We arrived in 1966, in 1968 all hell broke out. Many in the neighborhood joined us for a horribly sad gathering the evening of King’s assassination. Then the fires began and moved west. Riots – sometimes urged on by the Black Panthers – started near the Loop and spread toward us. We watched from upper floor windows. Then we gathered everyone in the main building on campus. Our daughters watched the fires reach the building used for after school activities. When they came and set fires in our buildings, the Blacks among us refused to leave. The rioters left and we put out the fires. The local gang showed up ready to defend us, they said, but an altercation between them and the more organized of the perpetrators could only come to grief. The next day Mayor Dailey moved the National Guard in; we relocated the children to friends in the suburbs and settled in to help the neighborhood recover. All the convenience stores had been burned. Cars were trashed on the street and we all - white and black - felt violated.

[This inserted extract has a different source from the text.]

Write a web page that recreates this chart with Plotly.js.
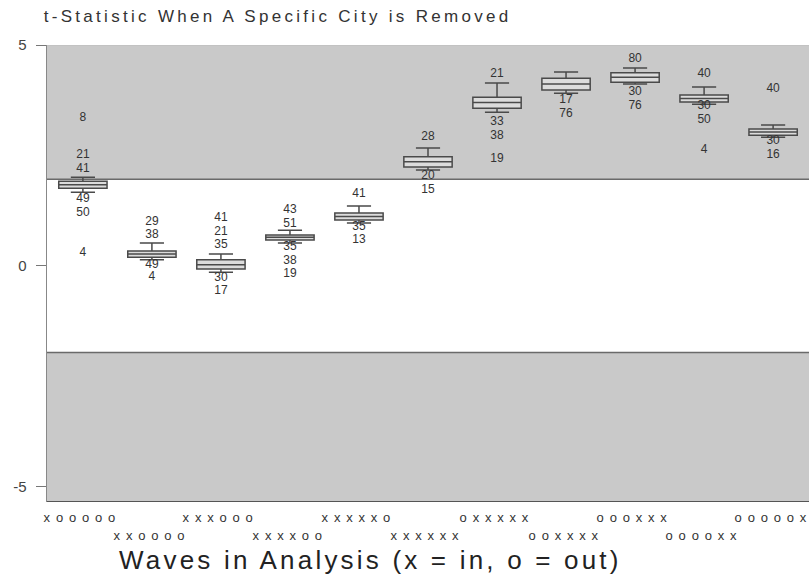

From then on security had to be tightened. No one walked alone. We closed the campus except for the main entrance and hired a guard to sit at the door with the receptionist. He wanted a gun. But the gun was a high level commodity in the area and was a frequent target for a quick snatch. What to do? It was decided to keep the gun inside where it could be brought to the guard when needed but wouldn’t be there for easy picking.  Somehow my husband was chosen to keep the gun. After a few middle of the night calls for the gun, the absurdity of this means of security became clear. Was he, whose only experience with guns was hunting rabbits on the farm, to come blazing into the reception room to defend the guard? Should he toss the gun to the guard and dash back inside? The gun was the attraction. Better to forego security on these terms.